Ketika awal masuk kerja, sebagaimana orang biasa yang menghadapi suatu pengalaman pertama dalam hal apapun, gue deg-degan. Ketemu orang baru, bekerja secara profesional, dan lain sebagainya. Di tiga bulan pertama gue kerja, gue masih terus beradaptasi. Dunia perbankan memang sedikit sulit buat gue, melayani nasabah, berhadapan dengan sistem, dll. Ditambah ini pengalaman pertama gue bekerja secara profesional. Sampai akhirnya, gue terbiasa.
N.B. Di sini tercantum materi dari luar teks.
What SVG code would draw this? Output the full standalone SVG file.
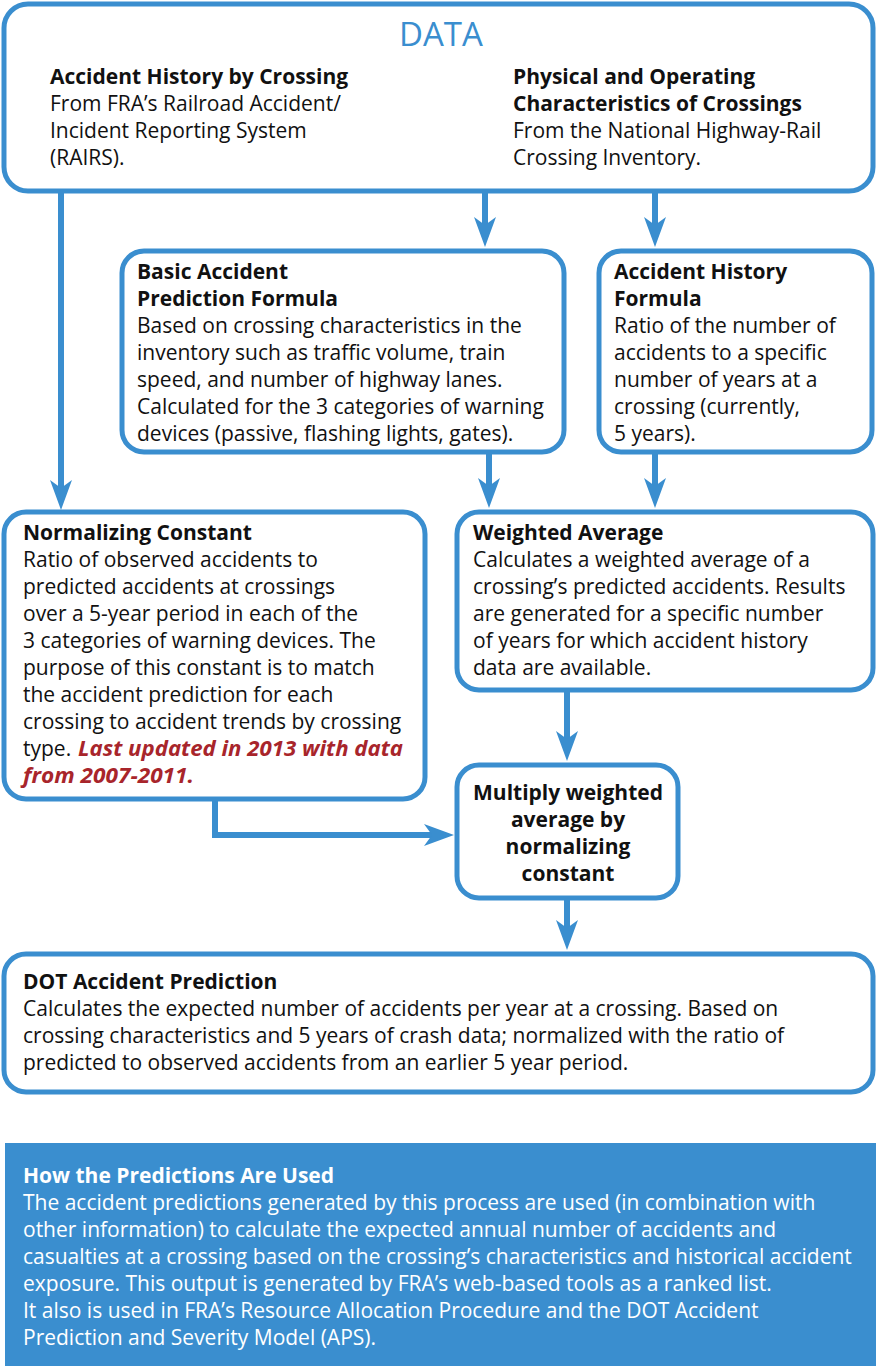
<svg xmlns="http://www.w3.org/2000/svg" width="877" height="1367" viewBox="0 0 877 1367">
<style>
.box{fill:#fff;stroke:#3a8ecf;stroke-width:5}
.t{font-family:"Open Sans","Noto Sans","Liberation Sans",sans-serif;font-size:21px;fill:#111}
.b{font-weight:bold}
.c{fill:none;stroke:#3a8ecf;stroke-width:6}
.red{fill:#a8252b;font-weight:bold;font-style:italic}
.w{fill:#fff}
</style>
<defs>
<marker id="ah" viewBox="0 0 30 22" refX="8" refY="11" markerWidth="30" markerHeight="22" markerUnits="userSpaceOnUse" orient="auto">
<path d="M0,0 L30,11 L0,22 L8,11 Z" fill="#3a8ecf"/>
</marker>
</defs>
<rect width="877" height="1367" fill="#fff"/>
<g id="connectors">
<path class="c" d="M61,192 V488" marker-end="url(#ah)"/>
<path class="c" d="M485,192 V225" marker-end="url(#ah)"/>
<path class="c" d="M655,192 V225" marker-end="url(#ah)"/>
<path class="c" d="M489,453 V486" marker-end="url(#ah)"/>
<path class="c" d="M655,453 V486" marker-end="url(#ah)"/>
<path class="c" d="M567,691 V739" marker-end="url(#ah)"/>
<path class="c" d="M215,800 V835 H432" marker-end="url(#ah)"/>
<path class="c" d="M567,899 V928" marker-end="url(#ah)"/>
</g>
<g id="data">
<rect class="box" x="4" y="4" width="869" height="187" rx="24"/>
<text x="441" y="46" text-anchor="middle" style="font-family:'Open Sans','Noto Sans',sans-serif;font-size:33px;fill:#3a8ecf">DATA</text>
<text class="t" x="50" y="84"><tspan class="b">Accident History by Crossing</tspan><tspan x="50" y="111">From FRA’s Railroad Accident/</tspan><tspan x="50" y="138">Incident Reporting System</tspan><tspan x="50" y="165">(RAIRS).</tspan></text>
<text class="t" x="513" y="84"><tspan class="b">Physical and Operating</tspan><tspan class="b" x="513" y="111">Characteristics of Crossings</tspan><tspan x="513" y="138">From the National Highway-Rail</tspan><tspan x="513" y="165">Crossing Inventory.</tspan></text>
</g>
<g id="basic">
<rect class="box" x="122" y="251" width="442" height="201" rx="22"/>
<text class="t" x="137" y="279"><tspan class="b">Basic Accident</tspan><tspan class="b" x="137" y="306">Prediction Formula</tspan><tspan x="137" y="333">Based on crossing characteristics in the</tspan><tspan x="137" y="360">inventory such as traffic volume, train</tspan><tspan x="137" y="387">speed, and number of highway lanes.</tspan><tspan x="137" y="414">Calculated for the 3 categories of warning</tspan><tspan x="137" y="441">devices (passive, flashing lights, gates).</tspan></text>
</g>
<g id="history">
<rect class="box" x="599" y="251" width="273" height="201" rx="22"/>
<text class="t" x="614" y="279"><tspan class="b">Accident History</tspan><tspan class="b" x="614" y="306">Formula</tspan><tspan x="614" y="333">Ratio of the number of</tspan><tspan x="614" y="360">accidents to a specific</tspan><tspan x="614" y="387">number of years at a</tspan><tspan x="614" y="414">crossing (currently,</tspan><tspan x="614" y="441">5 years).</tspan></text>
</g>
<g id="normalizing">
<rect class="box" x="4" y="512" width="421" height="287" rx="22"/>
<text class="t" x="23" y="540"><tspan class="b">Normalizing Constant</tspan><tspan x="23" y="567">Ratio of observed accidents to</tspan><tspan x="23" y="594">predicted accidents at crossings</tspan><tspan x="23" y="621">over a 5-year period in each of the</tspan><tspan x="23" y="648">3 categories of warning devices. The</tspan><tspan x="23" y="675">purpose of this constant is to match</tspan><tspan x="23" y="702">the accident prediction for each</tspan><tspan x="23" y="729">crossing to accident trends by crossing</tspan><tspan x="23" y="756">type.</tspan></text>
<text class="t red" x="78" y="756" textLength="325" lengthAdjust="spacingAndGlyphs">Last updated in 2013 with data</text>
<text class="t red" x="23" y="783" textLength="171" lengthAdjust="spacingAndGlyphs">from 2007-2011.</text>
</g>
<g id="weighted">
<rect class="box" x="457" y="512" width="416" height="178" rx="22"/>
<text class="t" x="473" y="540"><tspan class="b">Weighted Average</tspan><tspan x="473" y="567">Calculates a weighted average of a</tspan><tspan x="473" y="594">crossing’s predicted accidents. Results</tspan><tspan x="473" y="621">are generated for a specific number</tspan><tspan x="473" y="648">of years for which accident history</tspan><tspan x="473" y="675">data are available.</tspan></text>
</g>
<g id="multiply">
<rect class="box" x="457" y="765" width="221" height="133" rx="22"/>
<text class="t b" x="568" y="800" text-anchor="middle"><tspan x="568" y="800">Multiply weighted</tspan><tspan x="568" y="827">average by</tspan><tspan x="568" y="854">normalizing</tspan><tspan x="568" y="881">constant</tspan></text>
</g>
<g id="dot">
<rect class="box" x="4" y="954" width="869" height="138" rx="22"/>
<text class="t" x="23" y="989"><tspan class="b">DOT Accident Prediction</tspan><tspan x="23" y="1016">Calculates the expected number of accidents per year at a crossing. Based on</tspan><tspan x="23" y="1043">crossing characteristics and 5 years of crash data; normalized with the ratio of</tspan><tspan x="23" y="1070">predicted to observed accidents from an earlier 5 year period.</tspan></text>
</g>
<g id="usage">
<rect x="5" y="1143" width="871" height="223" fill="#3a8ecf"/>
<text class="t w" x="23" y="1183"><tspan class="b">How the Predictions Are Used</tspan><tspan x="23" y="1210">The accident predictions generated by this process are used (in combination with</tspan><tspan x="23" y="1237">other information) to calculate the expected annual number of accidents and</tspan><tspan x="23" y="1264">casualties at a crossing based on the crossing’s characteristics and historical accident</tspan><tspan x="23" y="1291">exposure. This output is generated by FRA’s web-based tools as a ranked list.</tspan><tspan x="23" y="1318">It also is used in FRA’s Resource Allocation Procedure and the DOT Accident</tspan><tspan x="23" y="1345">Prediction and Severity Model (APS).</tspan></text>
</g>
</svg>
Pastinya cukup banyak cerita yang gue lewatin dan rasanya sudah terlalu jauh untuk gue ceritakan satu per-satu di sini. Di perbankan, posisi gue itu backoffice, bisa dibilang juga administrasi, yang bertugas follow-up kerjaan dari Teller, Customer Service, atau dari Marketing. Dari Psikologi ke perbankan. Di backoffice ini, gue merangkap jadi Petugas Kliring, juga sedikit back-up perihal Devisa. Gue belajar ilmu baru, sekaligus mengasah softskill.
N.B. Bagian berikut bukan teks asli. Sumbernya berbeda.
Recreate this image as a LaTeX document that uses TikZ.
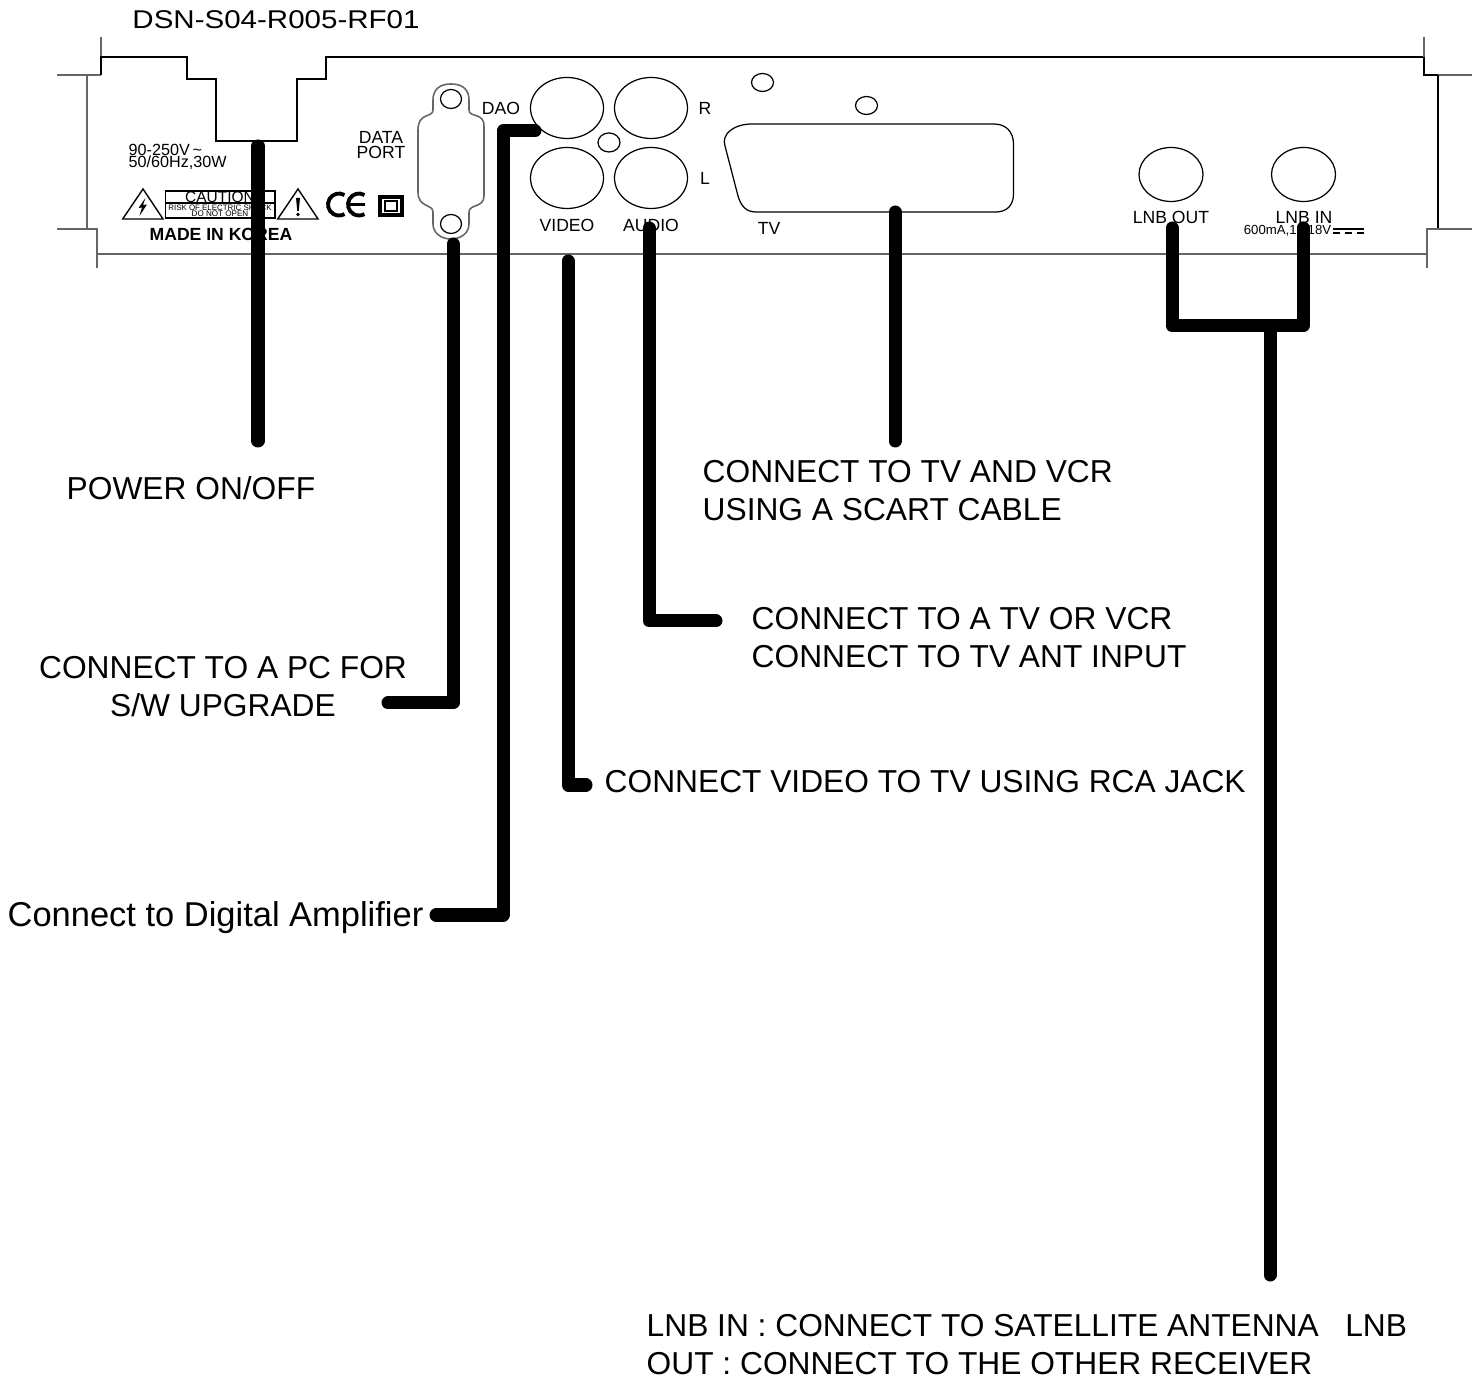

Satu tahun belajar mengenai perbankan di kantor, rasanya gue mulai ngerasa, perbankan itu bukan "dunia" gue banget.  Bahkan di tahun pertama gue bekerja, gue udah janji ke diri gue sendiri, 2-3 tahun ke depan, gue harus balik lagi ke area Psikologi. Entah jadi Staff HRD, Rekrutmen, dan lain sebagainya. Bukan suatu permasalahan, kalaupun gue dianggap fresh graduate di area Psikologi, ketika gue kembali ke disiplin ilmu tersebut.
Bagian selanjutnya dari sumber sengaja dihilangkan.